Maria Callas, la Voix Totale

Il semblerait incroyable de ne point consacrer une ligne à La Callas lorsqu'on se consacre à la voix! Au-delà des mille visages déjà surpris au détour d'une interprétation, au-delà des mille autres à découvrir à chaque fois, La Callas nous entraîne immanquablement par immersion complète, dans l'univers de la vocalité. Couronnée du titre de Voix totale tant son registre, ses couleurs, son expressivité lui assuraient un libre accès à tous les répertoires, à tous les rôles, la cantatrice a brillé par sa polyvalence du son, polyvalence du mot.

Rappelant le phénomène de la soprano assoluta, soprano qui fit fortune à l'époque romantique et dont la voix absolue alliait le grave puissant et généreux de notre contralto actuel avec l'éclat et la brillance d'un soprano tel que nous l'entendons aujourd'hui. Soprano assoluta qui enclenchera le désir de monter le registre vers l'aigu et développera cette tension électrique des foules. Si les premiers contre-ut déjà entendus avec Haendel ou au fil des opéras de Keiser se voient dépassés quelques années plus tard par le contre-sol de Popoli di Tessaglia de Mozart, cette brusque première montée n'en est pas moins arrêtée net par le rééquilibrage rossinien dès le début du XIXe siècle. En conjuguant dans sa palette vocale unique, la conviction de ses héroïnes, la puissance de leur passion, la souplesse et la brillance d'un tempérament virtuose, La Callas nous offre en une voix, les couleurs variées de notre histoire du chant. Une voix totale pour embrasser des siècles de musique.
Claire Aubry

... à travers ses propos:

Quand je me dis: « Mon Dieu, je vais chanter ce soir, qu’est-ce qu’ils veulent de moi? Comment puis-je faire de mon mieux, mieux qu’hier et toujours mieux? », c’est un coup de fouet terrible. Je ne peux pas y échapper.

Vocalement, il y a des chanteuses qui font mieux que moi. Mais je donne au public quelque chose de différent, et il en est conscient. Je ne me contente pas de chanter mes rôles. Je les joue comme je les sens. Sur scène, il faut se laisser aller à l’émotion, oublier ce qu’on a préparé.

Il n’y a pas que l’exhibition vocale qui compte. A partir du moment où vous acceptez de monter sur scène, vous acceptez de tout exhiber, la voix, mais aussi le corps.
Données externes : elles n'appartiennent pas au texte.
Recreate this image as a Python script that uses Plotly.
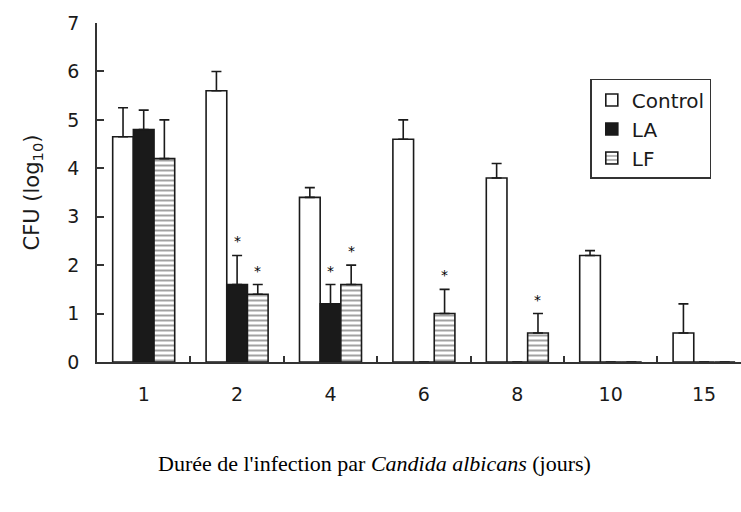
import plotly.graph_objects as go

# Days after Candida albicans infection
days = ["1", "2", "4", "6", "8", "10", "15"]

# Mean CFU (log10) per group and upper error (SD)
control = [4.65, 5.6, 3.4, 4.6, 3.8, 2.2, 0.6]
control_err = [0.6, 0.4, 0.2, 0.4, 0.3, 0.1, 0.6]
la = [4.8, 1.6, 1.2, 0.0, 0.0, 0.0, 0.0]
la_err = [0.4, 0.6, 0.4, 0.0, 0.0, 0.0, 0.0]
lf = [4.2, 1.4, 1.6, 1.0, 0.6, 0.0, 0.0]
lf_err = [0.8, 0.2, 0.4, 0.5, 0.4, 0.0, 0.0]

# Significance markers (days) per treated group
la_sig = ["2", "4"]
lf_sig = ["2", "4", "6", "8"]

INK = "#1a1a1a"
BAR_GAP = 0.336
M_L, M_R, M_T, M_B = 97, 0, 23, 150
W, H = 741, 512
X_RANGE = [-0.5, 6.395]


def err(vals):
    return dict(type="data", array=vals, symmetric=False, arrayminus=[0] * len(vals),
                color=INK, thickness=1.6, width=5)


fig = go.Figure()
fig.add_trace(go.Bar(
    name="Control", x=days, y=control, error_y=err(control_err),
    marker=dict(color="white", line=dict(color=INK, width=1.6)),
))
fig.add_trace(go.Bar(
    name="LA", x=days, y=la, error_y=err(la_err),
    marker=dict(color=INK, line=dict(color=INK, width=1.6)),
))
fig.add_trace(go.Bar(
    name="LF", x=days, y=lf, error_y=err(lf_err),
    marker=dict(color="white", line=dict(color=INK, width=1.6),
                pattern=dict(shape="-", fgcolor="#444", bgcolor="white",
                             size=5, solidity=0.4)),
))

# Asterisks above the error bars, shifted onto each bar of the group
plot_w = W - M_L - M_R
cat_px = plot_w / (X_RANGE[1] - X_RANGE[0])
bar_px = cat_px * (1 - BAR_GAP) / 3
for series, vals, errs, shift in [(la_sig, la, la_err, 0.0), (lf_sig, lf, lf_err, bar_px)]:
    for d in series:
        i = days.index(d)
        fig.add_annotation(
            x=i, y=vals[i] + errs[i], xref="x", yref="y",
            text="*", showarrow=False, xshift=shift, yshift=14,
            yanchor="middle", font=dict(family="DejaVu Sans", size=14, color="black"),
        )

fig.add_annotation(
    x=(W / 2 - M_L + 4) / plot_w, y=-0.3, xref="paper", yref="paper",
    yanchor="middle", xanchor="center", showarrow=False,
    text="Durée de l'infection par <i>Candida albicans</i> (jours)",
    font=dict(family="Liberation Serif", size=22, color="black"),
)

fig.update_layout(
    width=W, height=H,
    margin=dict(l=M_L, r=M_R, t=M_T, b=M_B),
    paper_bgcolor="white", plot_bgcolor="white",
    barmode="group", bargap=BAR_GAP, bargroupgap=0,
    showlegend=True,
    legend=dict(
        x=0.766, y=0.835, xanchor="left", yanchor="top",
        bordercolor="#333", borderwidth=1.5, bgcolor="white",
        font=dict(family="DejaVu Sans", size=20, color=INK),
        tracegroupgap=0, itemwidth=30,
    ),
    xaxis=dict(
        type="category", range=X_RANGE, showgrid=False, zeroline=False,
        showline=True, linecolor="#333", linewidth=1.8,
        ticks="inside", tickson="boundaries", ticklen=6, tickwidth=1.5, tickcolor="#333",
        tickfont=dict(family="DejaVu Sans", size=19, color=INK),
        ticklabelstandoff=14,
    ),
    yaxis=dict(
        range=[0, 7], dtick=1, showgrid=False, zeroline=False,
        showline=True, linecolor="#333", linewidth=1.8,
        ticks="inside", ticklen=7, tickwidth=1.5, tickcolor="#333",
        tickfont=dict(family="DejaVu Sans", size=19, color=INK),
        ticklabelstandoff=12,
        title=dict(text="CFU (log<sub>10</sub>)",
                   font=dict(family="DejaVu Sans", size=21, color=INK), standoff=22),
    ),
)

fig.write_html("out.html")
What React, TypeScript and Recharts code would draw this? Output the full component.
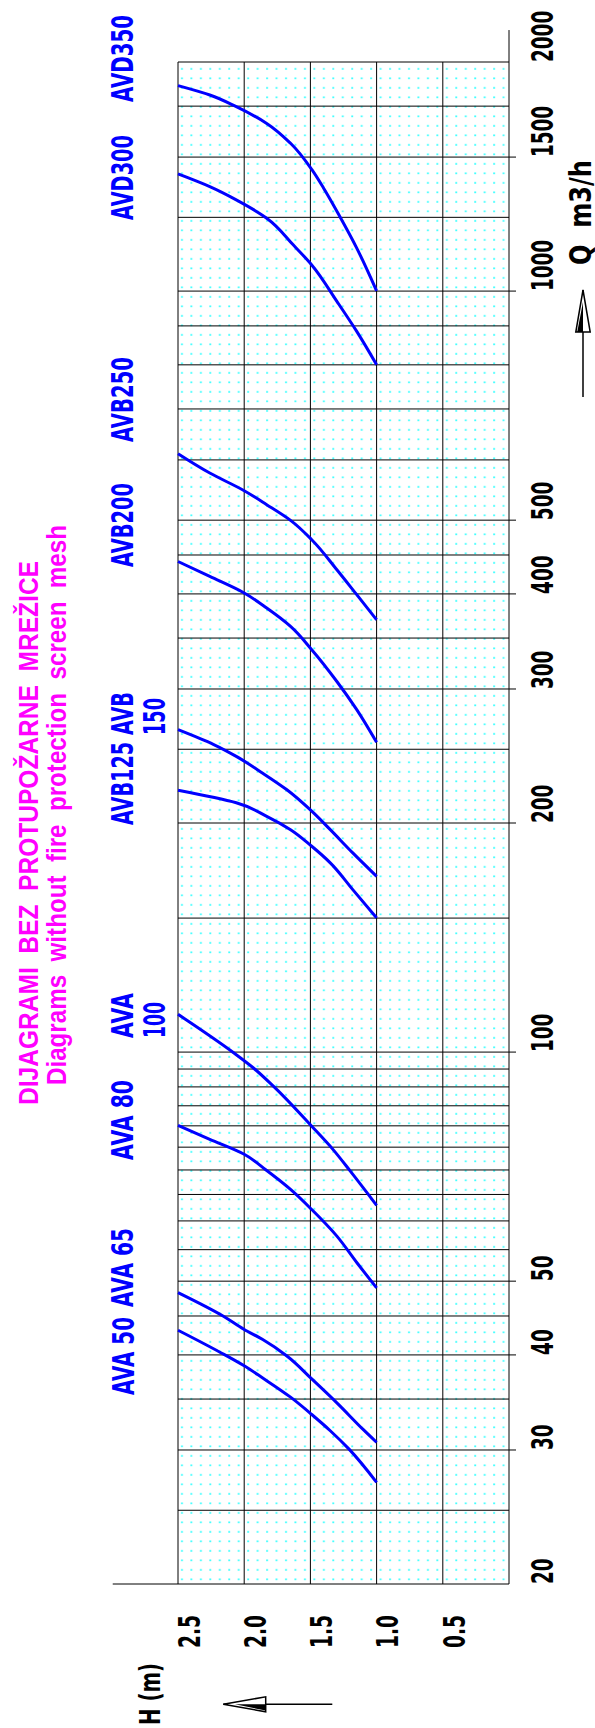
import React from 'react';
import { LineChart, Line, XAxis, YAxis, CartesianGrid, ReferenceLine } from 'recharts';

// chart is drawn lying down (Q along x, H along y) and turned -90deg
const W = 1728;
const HGT = 595;
const PLOT_BOTTOM = 509;

const gridQ = [20, 25, 30, 35, 40, 45, 50, 55, 60, 65, 70, 75, 80, 85, 90, 95, 100, 150, 200, 250, 300, 350, 400, 450, 500, 600, 700, 800, 900, 1000, 1250, 1500, 1750, 2000];
const labelQ = [20, 30, 40, 50, 100, 200, 300, 400, 500, 1000, 1500, 2000];
const longTickQ = [30, 40, 50, 100, 200, 300, 400, 500, 1000, 1500];
const hTicks = [0, 0.5, 1, 1.5, 2, 2.5];

// Q (m3/h), H (m) at the same points
const ava50Q = [27.2, 30.1, 31.8, 33.4, 35.2, 37.3, 38.7, 40.3, 43.1];
const ava50H = [1.0, 1.21, 1.35, 1.49, 1.65, 1.86, 2.0, 2.18, 2.5];
const ava65Q = [30.7, 31.9, 34.6, 37.2, 39.9, 41.9, 43.2, 45.0, 48.3];
const ava65H = [1.0, 1.1, 1.3, 1.49, 1.68, 1.86, 2.0, 2.16, 2.5];
const ava80Q = [49.0, 52.9, 57.3, 62.1, 66.0, 70.1, 73.4, 76.8, 80.1];
const ava80H = [1.0, 1.15, 1.3, 1.49, 1.65, 1.84, 2.0, 2.26, 2.5];
const ava100Q = [62.9, 69.8, 74.5, 79.9, 90.2, 95.3, 99.8, 112.1];
const ava100H = [1.0, 1.2, 1.33, 1.49, 1.78, 1.93, 2.08, 2.5];
const avb125Q = [150.1, 163.5, 177.3, 186.4, 196.0, 204.1, 212.6, 220.8];
const avb125H = [1.0, 1.18, 1.35, 1.49, 1.65, 1.83, 2.06, 2.5];
const avb150Q = [170.2, 182.7, 196.0, 207.3, 221.3, 232.5, 244.7, 253.6, 265.3];
const avb150H = [1.0, 1.18, 1.35, 1.49, 1.68, 1.86, 2.06, 2.23, 2.5];
const avb200Q = [255.3, 281.8, 306.9, 337.9, 362.6, 383.3, 401.1, 421.7, 441.2];
const avb200H = [1.0, 1.15, 1.3, 1.49, 1.65, 1.83, 2.0, 2.26, 2.5];
const avb250Q = [369.9, 399.1, 430.4, 471.3, 499.7, 524.0, 546.6, 576.6, 611.3];
const avb250H = [1.0, 1.15, 1.3, 1.49, 1.65, 1.83, 2.0, 2.26, 2.5];
const avd300Q = [800.2, 885.1, 969.3, 1082.4, 1150.2, 1246.8, 1317.9, 1371.7, 1425.5];
const avd300H = [1.0, 1.15, 1.3, 1.49, 1.63, 1.83, 2.06, 2.26, 2.5];
const avd350Q = [1000.6, 1139, 1255, 1365, 1445, 1564, 1661, 1747, 1810, 1862];
const avd350H = [1.0, 1.15, 1.28, 1.4, 1.49, 1.65, 1.83, 2.06, 2.26, 2.5];

const series = [
  { name: 'AVA 50', q: ava50Q, h: ava50H },
  { name: 'AVA 65', q: ava65Q, h: ava65H },
  { name: 'AVA 80', q: ava80Q, h: ava80H },
  { name: 'AVA 100', q: ava100Q, h: ava100H },
  { name: 'AVB125', q: avb125Q, h: avb125H },
  { name: 'AVB 150', q: avb150Q, h: avb150H },
  { name: 'AVB200', q: avb200Q, h: avb200H },
  { name: 'AVB250', q: avb250Q, h: avb250H },
  { name: 'AVD300', q: avd300Q, h: avd300H },
  { name: 'AVD350', q: avd350Q, h: avd350H },
];

const NUM_FONT = "'DejaVu Sans', sans-serif";
const TITLE_FONT = "'Liberation Sans', Arial, sans-serif";
const BLUE = '#0000ff';
const MAGENTA = '#ff00ff';

const QTick = (props: any) => {
  const { x, payload } = props;
  const v = payload.value;
  return (
    <g>
      {longTickQ.includes(v) && (
        <line x1={x} x2={x} y1={PLOT_BOTTOM} y2={PLOT_BOTTOM + 7} stroke="#000" strokeWidth={1} />
      )}
      {labelQ.includes(v) && (
        <text
          x={x}
          y={553}
          textAnchor="start"
          fontFamily={NUM_FONT}
          fontWeight="bold"
          fontSize={31}
          fill="#000"
          textLength={String(v).length * 12.8}
          lengthAdjust="spacingAndGlyphs"
        >
          {v}
        </text>
      )}
    </g>
  );
};

const HTick = (props: any) => {
  const { y, payload } = props;
  if (payload.value === 0) return <g />;
  return (
    <text
      x={113}
      y={y + 21.7}
      textAnchor="end"
      fontFamily={NUM_FONT}
      fontWeight="bold"
      fontSize={30}
      fill="#000"
      textLength={33}
      lengthAdjust="spacingAndGlyphs"
    >
      {payload.value.toFixed(1)}
    </text>
  );
};

// curve names: [text, start x, baseline, length]
const curveLabels: [string, number, number, number][] = [
  ['AVD350', 1626, 133, 87],
  ['AVD300', 1508, 133, 85],
  ['AVB250', 1286, 133, 85],
  ['AVB200', 1161, 133, 84],
  ['AVB125 AVB', 903, 133, 133],
  ['150', 993, 165, 37],
  ['AVA', 690, 133, 45],
  ['100', 690, 165, 36],
  ['AVA 80', 568, 133, 80],
  ['AVA 65', 421, 133, 79],
  ['AVA 50', 333, 134, 78],
];

const Overlay = () => (
  <svg width={W} height={HGT} style={{ position: 'absolute', left: 0, top: 0, pointerEvents: 'none' }}>
    <text x={895} y={38} textAnchor="middle" fontFamily={TITLE_FONT} fontWeight="bold" fontSize={28}
      fill={MAGENTA} textLength={544} lengthAdjust="spacingAndGlyphs"
      style={{ whiteSpace: 'pre' }}>
      {'DIJAGRAMI  BEZ  PROTUPOŽARNE  MREŽICE'}
    </text>
    <text x={923} y={66} textAnchor="middle" fontFamily={TITLE_FONT} fontWeight="bold" fontSize={27}
      fill={MAGENTA} textLength={560} lengthAdjust="spacingAndGlyphs"
      style={{ whiteSpace: 'pre' }}>
      {'Diagrams  without  fire  protection  screen  mesh'}
    </text>

    {curveLabels.map(([t, x, y, len]) => (
      <text key={t + x} x={x} y={y} fontFamily={NUM_FONT} fontWeight="bold" fontSize={30} fill={BLUE}
        textLength={len} lengthAdjust="spacingAndGlyphs" style={{ whiteSpace: 'pre' }}>
        {t}
      </text>
    ))}

    <text x={3} y={160} fontFamily={NUM_FONT} fontWeight="bold" fontSize={28} fill="#000"
      textLength={62} lengthAdjust="spacingAndGlyphs" style={{ whiteSpace: 'pre' }}>
      H (m)
    </text>
    <text x={1463} y={591} fontFamily={NUM_FONT} fontWeight="bold" fontSize={31} fill="#000"
      textLength={105} lengthAdjust="spacingAndGlyphs" style={{ whiteSpace: 'pre' }}>
      {'Q  m3/h'}
    </text>

    {/* H arrow */}
    <line x1={23.7} y1={223.3} x2={23.7} y2={332.3} stroke="#000" strokeWidth={1.5} />
    <polygon points="23.7,223.3 16.2,265.7 31.2,265.7" fill="#fff" stroke="#000" strokeWidth={1.5} />
    <polygon points="23.7,235 23.7,265.7 17.5,265.7" fill="#000" />
    {/* Q arrow */}
    <line x1={1331} y1={583} x2={1438} y2={583} stroke="#000" strokeWidth={1.5} />
    <polygon points="1438,583 1396,575.8 1396,590.2" fill="#fff" stroke="#000" strokeWidth={1.5} />
    <polygon points="1426,583 1396,583 1396,577.2" fill="#000" />
  </svg>
);

export default function App() {
  return (
    <div style={{ position: 'absolute', left: 0, top: 0, width: HGT, height: W, overflow: 'hidden', background: '#fff' }}>
      <div
        style={{
          position: 'absolute',
          left: 0,
          top: 0,
          width: W,
          height: HGT,
          transformOrigin: '0 0',
          transform: `translateY(${W}px) rotate(-90deg)`,
        }}
      >
        <LineChart width={W} height={HGT} margin={{ top: 178, right: 62, bottom: 0, left: 0 }}>
          <defs>
            <pattern id="dots" patternUnits="userSpaceOnUse" x={144} y={178} width={9.5} height={9.46}>
              <rect x={4} y={3} width={1.3} height={1.9} fill="#00ffff" />
            </pattern>
          </defs>
          <CartesianGrid stroke="#000" strokeWidth={1} fill="url(#dots)" fillOpacity={1} />
          <XAxis
            dataKey="q"
            type="number"
            scale="log"
            domain={[20, 2000]}
            ticks={gridQ}
            interval={0}
            height={86}
            axisLine={false}
            tickLine={false}
            tick={<QTick />}
            allowDataOverflow
          />
          <YAxis
            type="number"
            domain={[0, 2.5]}
            ticks={hTicks}
            interval={0}
            width={144}
            axisLine={false}
            tickLine={false}
            tick={<HTick />}
          />
          <ReferenceLine segment={[{ x: 20, y: 2.5 }, { x: 20, y: 2.993 }]} stroke="#000" strokeWidth={1} ifOverflow="visible" />
          <ReferenceLine segment={[{ x: 2000, y: 0 }, { x: 2203, y: 0 }]} stroke="#000" strokeWidth={1} ifOverflow="visible" />
          {series.map((s) => (
            <Line
              key={s.name}
              name={s.name}
              data={s.q.map((q, i) => ({ q, h: s.h[i] }))}
              dataKey="h"
              type="monotone"
              stroke={BLUE}
              strokeWidth={3}
              dot={false}
              activeDot={false}
              isAnimationActive={false}
            />
          ))}
        </LineChart>
        <Overlay />
      </div>
    </div>
  );
}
Si le public s’est attaché à moi, c’est parce que je lui ai offert la vérité, la mienne et la sienne. Les gens ne sont pas dupes. 

Maintenant j’ai peur. Le public m’a donné une situation splendide, unique au monde. Mais cela vous laisse très seule. Parce que la chute peut être tellement dure. La gloire elle-même fait peur, parce que l’on comprend que ce n’est pas naturel.

Je pense souvent à la mort, mais je n’en ai pas peur. Pourvu que je ne souffre pas. De quoi aurais-je peur ? La gloire ? Je ne lui fais pas confiance. Quand je mourrai, je pousserai un soupir de soulagement en me disant: « j’ai bien fait mon travail. J’ai été et je resterai la Callas.